• _Material shown_
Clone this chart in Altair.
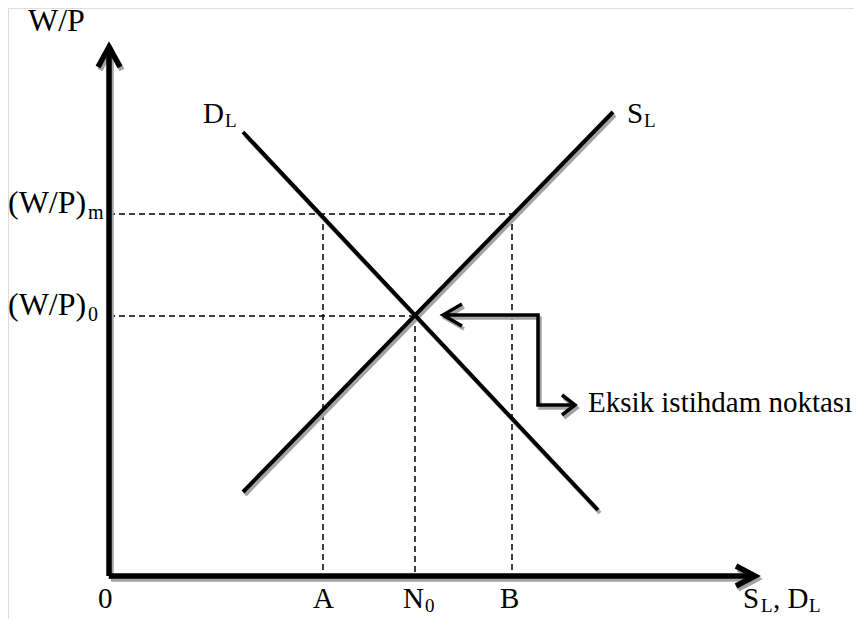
import altair as alt
import pandas as pd

# ---- diagram values (x = quantity of labour, y = real wage), origin = (0, 0)
Q_A, Q_N0, Q_B = 214, 306, 403
W_0, W_M = 260, 362

DL_x = [134, 489]
DL_y = [444, 66]
SL_x = [134, 504]
SL_y = [84, 464]

# axes (with chevron arrowheads)
AX_Y_x = [0, 0]
AX_Y_y = [0, 529]
AX_X_x = [0, 646]
AX_X_y = [0, 0]
HEAD_Y_x = [-11, 0, 11]
HEAD_Y_y = [509, 529, 509]
HEAD_X_x = [627, 646, 627]
HEAD_X_y = [10, 0, -10]

# callout arrow "Eksik istihdam noktası"
CALL_x = [334, 429, 429, 466]
CALL_y = [261, 261, 171, 171]
CALL_HL_x = [353, 334, 353]
CALL_HL_y = [272, 261, 250]
CALL_HR_x = [453, 466, 453]
CALL_HR_y = [181, 171, 161]

# text labels: wage-axis labels (larger) and the rest
WAGE_TXT = ["W/P", "(W/P)", "(W/P)"]
WAGE_X = [-81, -101, -101]
WAGE_Y = [545, 363, 261]
WAGE_SUB_TXT = ["m", "0"]
WAGE_SUB_X = [-21, -21]
WAGE_SUB_Y = [357, 255]

MAIN_TXT = ["0", "A", "N", "B", "S", ", D", "D", "S",
            "Eksik istihdam noktası"]
MAIN_X = [-11, 204, 294, 391, 634, 664, 94, 518, 479]
MAIN_Y = [-32, -32, -32, -32, -32, -32, 453, 453, 164]
SUB_TXT = ["0", "L", "L", "L", "L"]
SUB_X = [316, 652, 700, 116, 535]
SUB_Y = [-36, -36, -36, 449, 449]


def path_df(groups):
    rows = []
    for gid, (xs, ys) in enumerate(groups):
        for i, (xv, yv) in enumerate(zip(xs, ys)):
            rows.append({"id": gid, "o": i, "x": xv, "y": yv})
    return pd.DataFrame(rows)


axes_df = path_df([(AX_Y_x, AX_Y_y), (AX_X_x, AX_X_y),
                   (HEAD_Y_x, HEAD_Y_y), (HEAD_X_x, HEAD_X_y)])
curves_df = path_df([(DL_x, DL_y), (SL_x, SL_y)])
call_df = path_df([(CALL_x, CALL_y), (CALL_HL_x, CALL_HL_y),
                   (CALL_HR_x, CALL_HR_y)])

dash_df = pd.DataFrame({
    "x": [0, 0, Q_A, Q_N0, Q_B],
    "x2": [Q_B, Q_N0, Q_A, Q_N0, Q_B],
    "y": [W_M, W_0, W_M, W_0, W_M],
    "y2": [W_M, W_0, 0, 0, 0],
})

XS = alt.Scale(domain=[-101, 745], nice=False, zero=False)
YS = alt.Scale(domain=[-43, 568], nice=False, zero=False)
X = alt.X("x:Q", scale=XS, axis=None)
Y = alt.Y("y:Q", scale=YS, axis=None)

SHADOW = "#a3a3a3"
FONT = "Liberation Serif"


def path_layers(df, width):
    shadow = alt.Chart(df).mark_line(
        color=SHADOW, strokeWidth=width, xOffset=2, yOffset=3,
        strokeJoin="miter", strokeCap="butt"
    ).encode(x=X, y=Y, detail="id:N", order="o:Q")
    solid = alt.Chart(df).mark_line(
        color="black", strokeWidth=width, strokeJoin="miter", strokeCap="butt"
    ).encode(x=X, y=Y, detail="id:N", order="o:Q")
    return [shadow, solid]


def text_layer(txt, xs, ys, size):
    df = pd.DataFrame({"t": txt, "x": xs, "y": ys})
    return alt.Chart(df).mark_text(
        font=FONT, fontSize=size, align="left", baseline="alphabetic",
        color="black"
    ).encode(x=X, y=Y, text="t:N")


dashes = alt.Chart(dash_df).mark_rule(
    color="black", strokeWidth=1.5, strokeDash=[6, 4]
).encode(x=X, x2="x2:Q", y=Y, y2="y2:Q")

layers = [dashes]
layers += path_layers(curves_df, 4)
layers += path_layers(call_df, 3.5)
layers += path_layers(axes_df, 5.5)
layers += [
    text_layer(WAGE_TXT, WAGE_X, WAGE_Y, 32),
    text_layer(WAGE_SUB_TXT, WAGE_SUB_X, WAGE_SUB_Y, 20),
    text_layer(MAIN_TXT, MAIN_X, MAIN_Y, 29),
    text_layer(SUB_TXT, SUB_X, SUB_Y, 19),
]

chart = alt.layer(*layers).properties(
    width=846, height=611,
    autosize=alt.AutoSizeParams(type="none"),
    padding=0,
).configure_view(stroke=None).configure(background="white")

chart.save("out.html", embed_options={"renderer": "svg", "actions": False})
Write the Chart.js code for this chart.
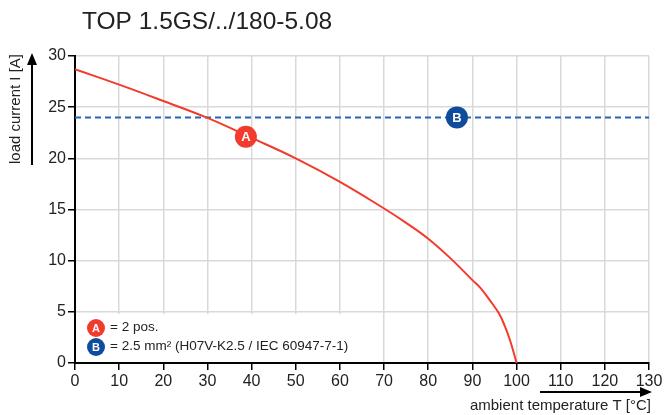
<!DOCTYPE html>
<html>

<head>
    <meta charset="utf-8">
    <title>TOP 1.5GS derating</title>
    <script src="https://cdn.jsdelivr.net/npm/chart.js"></script>
    <style>
        html, body { margin: 0; padding: 0; background: #fff; }
        #wrap { width: 665px; height: 415px; }
    </style>
</head>

<body>
    <div id="wrap"><canvas id="derating-chart"></canvas></div>
    <script>
        // derating curve
        const curveTemp = [0, 10, 20, 30, 40, 50, 60, 70, 75, 80, 85, 90, 92, 94, 96, 97.4, 98.5, 99.3, 100];
        const curveCurrent = [28.7, 27.2, 25.6, 23.95, 22.0, 20.0, 17.7, 15.1, 13.7, 12.15, 10.25, 8.1, 7.25, 6.1, 4.85, 3.55, 2.25, 1.1, 0];
        // wire limit (B)
        const limitTemp = [0, 130];
        const limitCurrent = [24, 24];
        // marker positions
        const markerA = { x: 38.7, y: 22.1 };
        const markerB = { x: 86.5, y: 24 };

        const xTicks = [0, 10, 20, 30, 40, 50, 60, 70, 80, 90, 100, 110, 120, 130];
        const yTicks = [0, 5, 10, 15, 20, 25, 30];

        const titleText = 'TOP 1.5GS/../180-5.08';
        const yLabel = 'load current I [A]';
        const xLabel = 'ambient temperature T [°C]';
        const legendA = '= 2 pos.';
        const legendB = '= 2.5 mm² (H07V-K2.5 / IEC 60947-7-1)';

        const RED = '#f23b2c';
        const BLUE = '#2565b5';
        const BLUE_DOT = '#0f4d9c';
        const FONT = '"Liberation Sans", Arial, sans-serif';

        function drawArrow(ctx, x1, y1, x2, y2) {
            const ang = Math.atan2(y2 - y1, x2 - x1);
            const len = 12, half = 5;
            ctx.strokeStyle = '#000';
            ctx.fillStyle = '#000';
            ctx.lineWidth = 2;
            ctx.beginPath();
            ctx.moveTo(x1, y1);
            ctx.lineTo(x2 - Math.cos(ang) * len, y2 - Math.sin(ang) * len);
            ctx.stroke();
            ctx.beginPath();
            ctx.moveTo(x2, y2);
            ctx.lineTo(x2 - Math.cos(ang) * len - Math.sin(ang) * half, y2 - Math.sin(ang) * len + Math.cos(ang) * half);
            ctx.lineTo(x2 - Math.cos(ang) * len + Math.sin(ang) * half, y2 - Math.sin(ang) * len - Math.cos(ang) * half);
            ctx.closePath();
            ctx.fill();
        }

        function badge(ctx, x, y, r, color, letter) {
            ctx.fillStyle = color;
            ctx.beginPath();
            ctx.arc(x, y, r, 0, Math.PI * 2);
            ctx.fill();
            ctx.fillStyle = '#fff';
            ctx.font = 'bold ' + Math.round(r * 1.2) + 'px ' + FONT;
            ctx.textAlign = 'center';
            ctx.textBaseline = 'middle';
            ctx.fillText(letter, x, y + 1);
        }

        const decorPlugin = {
            id: 'decor',
            beforeDatasetsDraw(chart) {
                // legend box hides the grid behind it
                const ctx = chart.ctx;
                ctx.save();
                ctx.fillStyle = '#fff';
                ctx.fillRect(77, 314, 286, 48);
                ctx.restore();
            },
            afterDraw(chart) {
                const ctx = chart.ctx;
                ctx.save();
                // title
                ctx.fillStyle = '#222';
                ctx.font = '24.5px ' + FONT;
                ctx.textAlign = 'left';
                ctx.textBaseline = 'middle';
                ctx.fillText(titleText, 82, 22);

                // y axis label + arrow
                ctx.save();
                ctx.translate(16, 109);
                ctx.rotate(-Math.PI / 2);
                ctx.font = '15px ' + FONT;
                ctx.textAlign = 'center';
                ctx.textBaseline = 'middle';
                ctx.fillStyle = '#222';
                ctx.fillText(yLabel, 0, 0);
                ctx.restore();
                drawArrow(ctx, 32, 165, 32, 53);

                // x axis label + arrow
                drawArrow(ctx, 540, 392, 652, 392);
                ctx.font = '15px ' + FONT;
                ctx.fillStyle = '#222';
                ctx.textAlign = 'right';
                ctx.textBaseline = 'middle';
                ctx.fillText(xLabel, 651, 406);

                // markers on the curves
                const a = chart.getDatasetMeta(2).data[0];
                const b = chart.getDatasetMeta(3).data[0];
                badge(ctx, a.x, a.y, 11, RED, 'A');
                badge(ctx, b.x, b.y, 11, BLUE_DOT, 'B');

                // legend
                badge(ctx, 96, 328, 9, RED, 'A');
                badge(ctx, 96, 347, 9, BLUE_DOT, 'B');
                ctx.font = '13.5px ' + FONT;
                ctx.fillStyle = '#222';
                ctx.textAlign = 'left';
                ctx.textBaseline = 'middle';
                ctx.fillText(legendA, 110, 327);
                ctx.fillText(legendB, 110, 346);
                ctx.restore();
            }
        };

        const chart = new Chart(document.getElementById('derating-chart'), {
            type: 'line',
            data: {
                datasets: [
                    {
                        label: 'A',
                        data: curveTemp.map((t, i) => ({ x: t, y: curveCurrent[i] })),
                        borderColor: RED,
                        borderWidth: 2,
                        pointRadius: 0,
                        tension: 0.4,
                        fill: false
                    },
                    {
                        label: 'B',
                        data: limitTemp.map((t, i) => ({ x: t, y: limitCurrent[i] })),
                        borderColor: BLUE,
                        borderWidth: 2,
                        borderDash: [6, 4],
                        pointRadius: 0,
                        fill: false
                    },
                    { label: 'markA', data: [markerA], pointRadius: 0, showLine: false },
                    { label: 'markB', data: [markerB], pointRadius: 0, showLine: false }
                ]
            },
            plugins: [decorPlugin],
            options: {
                responsive: true,
                maintainAspectRatio: false,
                animation: false,
                layout: { padding: { left: 0, right: 16, top: 56, bottom: 0 } },
                plugins: {
                    legend: { display: false },
                    tooltip: { enabled: false }
                },
                scales: {
                    x: {
                        type: 'linear',
                        min: 0,
                        max: 130,
                        afterBuildTicks: s => { s.ticks = xTicks.map(v => ({ value: v })); },
                        afterFit: s => { s.height = 52; },
                        border: { color: '#000', width: 2 },
                        grid: { color: '#d9d9d9', lineWidth: 1.5, tickColor: '#000', tickLength: 7 },
                        ticks: { color: '#222', font: { family: FONT, size: 16 }, padding: 2, maxRotation: 0 }
                    },
                    y: {
                        min: 0,
                        max: 30,
                        afterBuildTicks: s => { s.ticks = yTicks.map(v => ({ value: v })); },
                        afterFit: s => { s.width = 75; },
                        border: { color: '#000', width: 2 },
                        grid: { color: '#d9d9d9', lineWidth: 1.5, tickColor: '#000', tickLength: 7 },
                        ticks: { color: '#222', font: { family: FONT, size: 16 }, padding: 2 }
                    }
                }
            }
        });
    </script>
</body>

</html>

• _Required task_
Search the entries for the word "this", then list each line that holds it.

• _Response to the exercise_
Clone this chart in Altair.
Write the Chart.js code for this chart.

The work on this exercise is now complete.